1. Motion To Enforce Final Judgment Against Mardelli

Mardelli’s assertion that he is not bound by the final judgment because he did not receive actual notice of the settlement fails. As this court stated when considering a similar situation earlier in this litigation,

[T]he “dictates of due process do not require that every class member actually receives [ ] notice.” In re VMS Partnership Securities Litigation, No. 90 2412 (N.D.I11. May 19, 1991) (Zagel, J.). See Valente v. Pepsico, Inc., 89 F.R.D. 352, 363 (D.Del.1981) (individuals in class actions who do not actually receive notice still bound by final judgment order). Due process and Rule 23 merely require good faith Compliance [sic] with the presumptively valid notice procedures ordered by the court. See Langford v. Devitt, 127 F.R.D. 41, 44 (S.D.N.Y.1989).

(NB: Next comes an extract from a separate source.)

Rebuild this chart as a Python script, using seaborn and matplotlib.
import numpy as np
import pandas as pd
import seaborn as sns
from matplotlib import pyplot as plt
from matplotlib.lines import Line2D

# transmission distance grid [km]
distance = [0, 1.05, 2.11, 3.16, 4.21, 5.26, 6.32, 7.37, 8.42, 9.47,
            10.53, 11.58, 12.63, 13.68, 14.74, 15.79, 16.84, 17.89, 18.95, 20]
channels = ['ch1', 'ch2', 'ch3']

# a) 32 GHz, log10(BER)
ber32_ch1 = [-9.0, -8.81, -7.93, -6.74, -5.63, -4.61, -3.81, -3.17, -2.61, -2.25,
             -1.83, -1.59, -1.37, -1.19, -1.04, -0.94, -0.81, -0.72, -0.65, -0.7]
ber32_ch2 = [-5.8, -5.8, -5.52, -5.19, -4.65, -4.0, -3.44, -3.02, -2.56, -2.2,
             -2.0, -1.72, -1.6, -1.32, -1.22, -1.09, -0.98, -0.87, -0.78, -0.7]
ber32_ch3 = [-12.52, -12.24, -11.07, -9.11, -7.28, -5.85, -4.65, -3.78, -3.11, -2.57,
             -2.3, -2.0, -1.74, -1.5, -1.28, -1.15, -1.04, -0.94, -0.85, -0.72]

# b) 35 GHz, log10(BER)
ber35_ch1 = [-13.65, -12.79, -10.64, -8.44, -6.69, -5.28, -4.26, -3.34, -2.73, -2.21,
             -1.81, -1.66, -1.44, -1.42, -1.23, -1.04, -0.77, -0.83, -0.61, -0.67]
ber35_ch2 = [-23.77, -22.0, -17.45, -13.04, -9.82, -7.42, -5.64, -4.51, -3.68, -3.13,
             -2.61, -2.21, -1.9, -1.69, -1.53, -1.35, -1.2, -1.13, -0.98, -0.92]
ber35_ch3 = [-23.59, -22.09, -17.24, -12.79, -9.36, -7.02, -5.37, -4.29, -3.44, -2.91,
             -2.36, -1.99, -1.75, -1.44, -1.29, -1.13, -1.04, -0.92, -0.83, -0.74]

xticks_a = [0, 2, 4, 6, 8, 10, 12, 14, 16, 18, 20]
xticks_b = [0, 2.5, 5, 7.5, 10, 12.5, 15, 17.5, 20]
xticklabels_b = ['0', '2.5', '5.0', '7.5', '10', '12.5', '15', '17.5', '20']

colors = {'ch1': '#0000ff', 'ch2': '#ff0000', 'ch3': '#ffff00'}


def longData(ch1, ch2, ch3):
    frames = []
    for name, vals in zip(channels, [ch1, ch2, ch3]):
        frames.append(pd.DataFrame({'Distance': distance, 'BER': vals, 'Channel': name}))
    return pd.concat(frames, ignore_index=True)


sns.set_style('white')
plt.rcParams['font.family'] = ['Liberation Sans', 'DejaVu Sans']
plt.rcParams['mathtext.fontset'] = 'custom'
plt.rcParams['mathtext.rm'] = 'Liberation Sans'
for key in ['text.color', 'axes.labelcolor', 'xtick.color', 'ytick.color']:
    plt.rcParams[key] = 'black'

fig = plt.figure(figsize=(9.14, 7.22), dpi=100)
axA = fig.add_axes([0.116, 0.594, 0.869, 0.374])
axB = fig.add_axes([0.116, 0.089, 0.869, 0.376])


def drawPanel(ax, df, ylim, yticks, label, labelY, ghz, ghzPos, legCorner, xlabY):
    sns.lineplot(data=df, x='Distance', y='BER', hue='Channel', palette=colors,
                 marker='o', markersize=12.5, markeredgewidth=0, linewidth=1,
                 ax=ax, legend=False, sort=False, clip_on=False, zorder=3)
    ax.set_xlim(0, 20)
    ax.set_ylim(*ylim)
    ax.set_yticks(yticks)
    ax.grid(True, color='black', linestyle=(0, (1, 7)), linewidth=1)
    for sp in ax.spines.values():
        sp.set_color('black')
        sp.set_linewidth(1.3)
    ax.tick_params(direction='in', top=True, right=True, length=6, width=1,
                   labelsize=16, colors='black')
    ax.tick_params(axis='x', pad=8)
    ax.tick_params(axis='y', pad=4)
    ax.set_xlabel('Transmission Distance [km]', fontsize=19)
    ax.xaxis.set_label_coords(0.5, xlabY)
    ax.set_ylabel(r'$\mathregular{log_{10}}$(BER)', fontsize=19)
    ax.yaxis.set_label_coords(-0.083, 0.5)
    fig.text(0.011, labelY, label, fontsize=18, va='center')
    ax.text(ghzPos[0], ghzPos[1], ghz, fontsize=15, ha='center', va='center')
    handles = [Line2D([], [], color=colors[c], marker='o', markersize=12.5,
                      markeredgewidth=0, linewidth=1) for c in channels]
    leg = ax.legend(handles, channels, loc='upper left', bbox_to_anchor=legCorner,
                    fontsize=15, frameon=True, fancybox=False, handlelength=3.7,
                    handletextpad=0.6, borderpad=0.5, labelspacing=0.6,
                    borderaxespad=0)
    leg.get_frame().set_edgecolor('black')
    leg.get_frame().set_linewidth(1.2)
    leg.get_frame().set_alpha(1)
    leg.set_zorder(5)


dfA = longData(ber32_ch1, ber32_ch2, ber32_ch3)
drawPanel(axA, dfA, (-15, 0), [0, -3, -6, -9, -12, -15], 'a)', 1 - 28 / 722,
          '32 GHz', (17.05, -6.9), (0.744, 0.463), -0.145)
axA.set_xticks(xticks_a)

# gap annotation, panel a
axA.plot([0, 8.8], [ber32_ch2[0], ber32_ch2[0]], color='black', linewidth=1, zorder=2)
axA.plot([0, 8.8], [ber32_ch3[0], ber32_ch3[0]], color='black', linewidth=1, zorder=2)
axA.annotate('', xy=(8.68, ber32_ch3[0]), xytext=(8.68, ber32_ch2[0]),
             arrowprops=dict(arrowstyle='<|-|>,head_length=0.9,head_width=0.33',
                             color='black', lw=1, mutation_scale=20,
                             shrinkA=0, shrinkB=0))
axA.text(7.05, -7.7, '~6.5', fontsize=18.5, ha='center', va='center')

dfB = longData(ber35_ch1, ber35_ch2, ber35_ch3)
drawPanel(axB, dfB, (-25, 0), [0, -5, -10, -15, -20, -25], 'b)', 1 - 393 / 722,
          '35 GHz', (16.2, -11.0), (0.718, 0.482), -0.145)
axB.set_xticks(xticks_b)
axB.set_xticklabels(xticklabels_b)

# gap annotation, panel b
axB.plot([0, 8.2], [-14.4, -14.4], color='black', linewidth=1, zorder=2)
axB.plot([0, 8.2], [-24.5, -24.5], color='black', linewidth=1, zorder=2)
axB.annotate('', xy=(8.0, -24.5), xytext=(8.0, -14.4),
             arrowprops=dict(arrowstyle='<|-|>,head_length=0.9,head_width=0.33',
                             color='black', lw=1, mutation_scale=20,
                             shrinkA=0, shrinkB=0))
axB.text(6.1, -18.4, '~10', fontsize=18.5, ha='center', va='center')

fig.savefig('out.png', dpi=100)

Memorandum Opinion and Order, 89 C 9448, 1992 WL 203832, at *3, 1992 U.S.Dist. LEXIS 12141, at *7 (N.D.Ill. Aug. 11, 1992).

Mardelli is bound by the final judgment even if he did not receive actual notice of his right to opt out so long as Prudential provided the best practicable notice. Prudential provides evidence that it complied with the notice procedures specifically approved by this court on September 24, 1991. Prudential establishes that it mailed a timely notice to Mardelli’s correct address at the time. Prudential’s Mardelli Reply at 2 and Exhs.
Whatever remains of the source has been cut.